THE THAW AT KGALLERY: FROM PICASSO TO BRODSKY
08 April 2026
Until May 10th the exhibition "A Long Happy Life. Dedicated to the Sixties" is on display at the Gallery on Fontanka. It features art and archival materials from the second half of the 1950s and 1960s. The project's curators explore the Thaw through artistic imagery, meanings, and core values — sincerity, humanity, and openness.
The exhibition's title is inspired by the film of the same name, directed by poet and screenwriter Gennady Shpalikov, who made history in Russian cinema with the cult films "Walking the Streets of Moscow" and "I'm 20 Years Old."
The exhibition skillfully combines the mundane and the artistic. It opens with a total installation in the form of a communal apartment with an endless communal table. Incidentally, the stove once belonged to Joseph Brodsky.
Specifically for this project, writer Yevgeny Vodolazkin created a lyrical hero, the Soviet youth Kolya Konkov. A young man who combines optimism, charm, and a certain naiveté, he attends cultural events and describes them in his diary, sharing his perspective on the events. The starting point is 1957, with the report "On Stalin's Personality Cult" and the move from a communal apartment to a Khrushchev-era apartment.

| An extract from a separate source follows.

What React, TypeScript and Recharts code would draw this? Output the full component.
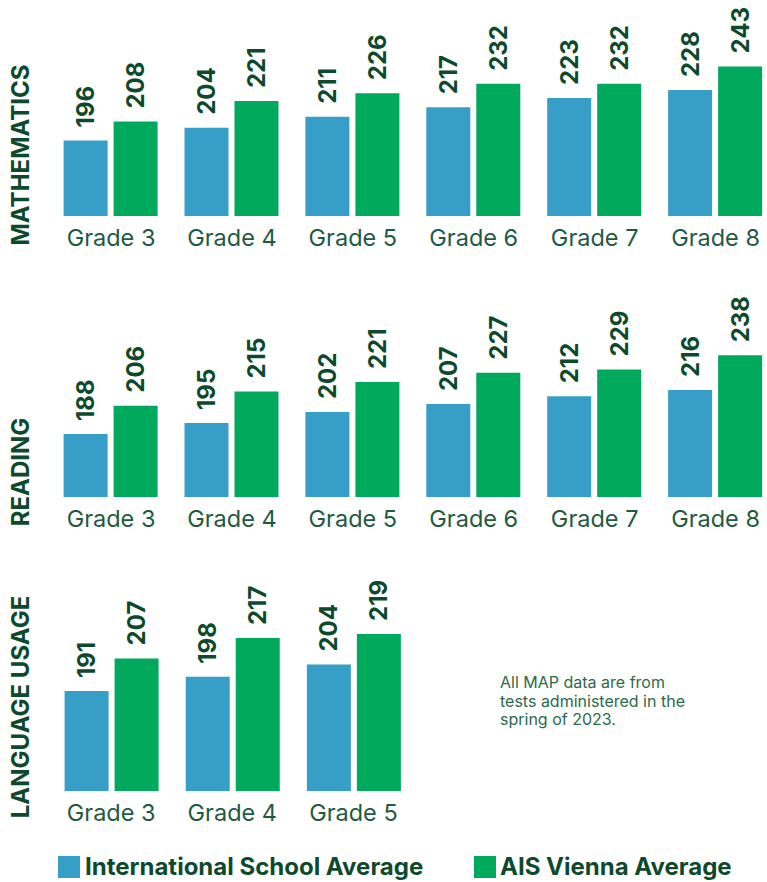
import React from 'react';
import { BarChart, Bar, XAxis, YAxis, LabelList } from 'recharts';

const grades = ['Grade 3', 'Grade 4', 'Grade 5', 'Grade 6', 'Grade 7', 'Grade 8'];
const mathIntl = [196, 204, 211, 217, 223, 228];
const mathAis = [208, 221, 226, 232, 232, 243];
const readIntl = [188, 195, 202, 207, 212, 216];
const readAis = [206, 215, 221, 227, 229, 238];
const langGrades = ['Grade 3', 'Grade 4', 'Grade 5'];
const langIntl = [191, 198, 204];
const langAis = [207, 217, 219];

const BLUE = '#379fc7';
const GREEN = '#00a95c';
const DARK = '#0d4a2d';
const MID = '#1f5a43';
const FONT = 'Inter, "Noto Sans", sans-serif';

const rows = (cats: string[], a: number[], b: number[]) =>
  cats.map((g, i) => ({ grade: g, intl: a[i], ais: b[i] }));

function ValueLabel(props: any) {
  const { x, y, width, value } = props;
  const cx = x + width / 2;
  const cy = y - 13;
  return (
    <text
      x={cx}
      y={cy}
      transform={`rotate(-90, ${cx}, ${cy})`}
      textAnchor="start"
      dominantBaseline="central"
      fontFamily={FONT}
      fontWeight={700}
      fontSize={24}
      fill={DARK}
    >
      {value}
    </text>
  );
}

function Panel({ data, top, width, domain }: { data: any[]; top: number; width: number; domain: [number, number] }) {
  return (
    <div style={{ position: 'absolute', left: 0, top }}>
      <BarChart
        width={width}
        height={260}
        data={data}
        margin={{ top: 0, right: 0, bottom: 0, left: 50.6 }}
        barSize={44}
        barGap={6}
      >
        <XAxis
          dataKey="grade"
          height={44}
          axisLine={false}
          tickLine={false}
          tickMargin={7}
          interval={0}
          tick={{ fontSize: 23.5, fill: MID, fontFamily: FONT }}
        />
        <YAxis hide domain={domain} allowDataOverflow />
        <Bar dataKey="intl" fill={BLUE} isAnimationActive={false}>
          <LabelList dataKey="intl" content={<ValueLabel />} />
        </Bar>
        <Bar dataKey="ais" fill={GREEN} isAnimationActive={false}>
          <LabelList dataKey="ais" content={<ValueLabel />} />
        </Bar>
      </BarChart>
    </div>
  );
}

function Title({ text, x, y }: { text: string; x: number; y: number }) {
  return (
    <div
      style={{
        position: 'absolute',
        left: x,
        top: y,
        transform: 'translate(-50%, -50%) rotate(-90deg)',
        whiteSpace: 'nowrap',
        fontFamily: FONT,
        fontWeight: 700,
        fontSize: 24,
        color: DARK,
        lineHeight: 1,
      }}
    >
      {text}
    </div>
  );
}

export default function App() {
  return (
    <div style={{ position: 'absolute', left: 0, top: 0, width: 767, height: 882, overflow: 'hidden', background: '#fff' }}>
      <Panel data={rows(grades, mathIntl, mathAis)} top={0} width={776} domain={[148, 285.2]} />
      <Panel data={rows(grades, readIntl, readAis)} top={281} width={776} domain={[148, 285.2]} />
      <Panel data={rows(langGrades, langIntl, langAis)} top={575} width={414} domain={[142, 247.9]} />

      <Title text="MATHEMATICS" x={21} y={155} />
      <Title text="READING" x={21} y={472} />
      <Title text="LANGUAGE USAGE" x={21} y={707} />

      <div
        style={{
          position: 'absolute',
          left: 500,
          top: 673,
          fontFamily: FONT,
          fontSize: 16,
          lineHeight: '18.5px',
          color: '#2b6a4c',
        }}
      >
        All MAP data are from
        <br />
        tests administered in the
        <br />
        spring of 2023.
      </div>

      <div style={{ position: 'absolute', left: 58, top: 856, width: 22, height: 22, background: BLUE }} />
      <div
        style={{ position: 'absolute', left: 85, top: 853, fontFamily: FONT, fontWeight: 700, fontSize: 24, lineHeight: '28px', color: DARK, whiteSpace: 'nowrap' }}
      >
        International School Average
      </div>
      <div style={{ position: 'absolute', left: 474, top: 856, width: 22, height: 22, background: GREEN }} />
      <div
        style={{ position: 'absolute', left: 500, top: 853, fontFamily: FONT, fontWeight: 700, fontSize: 24, lineHeight: '28px', color: DARK, whiteSpace: 'nowrap' }}
      >
        AIS Vienna Average
      </div>
    </div>
  );
}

Among the exhibition's iconic art objects is Pablo Picasso's graphic masterpiece "The Dove of Peace," which became a distinctive visual symbol of the 1960s. Special sections of the exhibition are dedicated to significant cultural events of that era in the city on the Neva — the Picasso exhibition at the Hermitage, a Yves Montand concert at the Electrosila plant, and the premiere of the play "The Idiot" at the Bolshoi Drama Theater with Innokenty Smoktunovsky as Prince Myshkin.